The pilot made a number of comments regarding different factors of the occurrence, these included:
at the time of the accident, not understanding why the helicopter turned to the left, or yawed so rapidly, particularly after full right pedal had been applied. The pilot later reflected that the pedals must not have been as neutral, as first thought and that this had allowed the yaw leading to the resultant loss of control
suggesting the left yaw may have been from the collective lock being jammed under the collective just enough for the control to feel fully down, but actually have sufficient play to allow the yawing movement.
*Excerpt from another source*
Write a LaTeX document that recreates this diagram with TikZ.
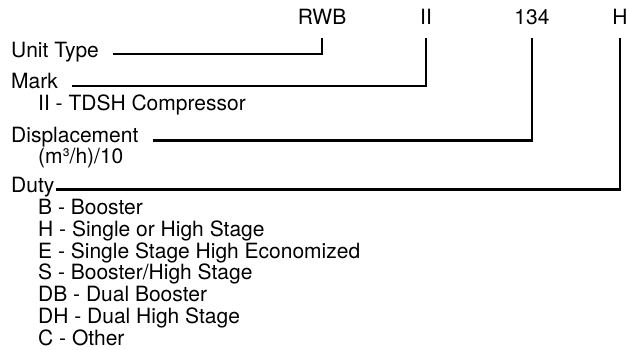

felt that the helicopter falling onto the right side was consistent with dynamic rollover
The operator acknowledged that the new pilot had low total flying hours and low time on the R44 helicopter. This was combined with only 1.9 hours of flying logged in the last 90 days. Although two recent dual checks had been carried out, the additional solo practice was suggested to allow the pilot some consolidation time. In hindsight, the company realised that the pilot required even more dual time prior to being authorised for any solo practice.
A post-accident engineering inspection did not reveal any mechanical defects with ZWA.
The ATSB did not conduct an onsite investigation to this accident. The pilot reported not being aware of making any errors during the engine start, but noted that a helicopter is unable to move if the collective is fully down.
In researching several databases for like occurrences, the ATSB found a Robinson 44 accident with similarities, in the United Kingdom. In this accident, the helicopter yawed to the left and fell onto the right side during an engine start. The UK Air Accidents Investigation Branch (AAIB) commented that a rapid yaw to the left could be induced, if too much left pedal is applied at the point of governor engagement, due to the effectiveness of the tail rotor.
The fact that the pilot’s most recent helicopter experience was on a MD 520N, also supports this possibility. The MD520N does not have a traditional tail rotor; it is fitted with a NO Tail Rotor (NOTAR) system, and requires very little pilot input on the pedals. It is probable that the pilot defaulted to this more relaxed pedal pressure during the accident flight.
Other R44 accidents, with relatively inexperienced solo pilots at the controls, were attributed to the pilot’s lack of recency, or inexperience, managing the different handling characteristics of the helicopter, due to the weight shift, which occurred without a person occupying the left seat.
Whether or not the ATSB identifies safety issues in the course of an investigation, relevant organisations may proactively initiate safety action in order to reduce their safety risk. The ATSB has been advised of the following proactive safety action in response to this occurrence.
As a result of this occurrence, the aircraft operator has advised the ATSB that they are taking the following safety actions:
Operations manual amendment
All pilots recruited with under 500 hours total time and / or 30 hours in the previous 90 days, must fly with a Grade 1 instructor. This flight is to assess the pilot’s practical and mental status. The Grade 1 instructor is to provide a report on the flight to the Chief Pilot prior to the new pilot undergoing company induction.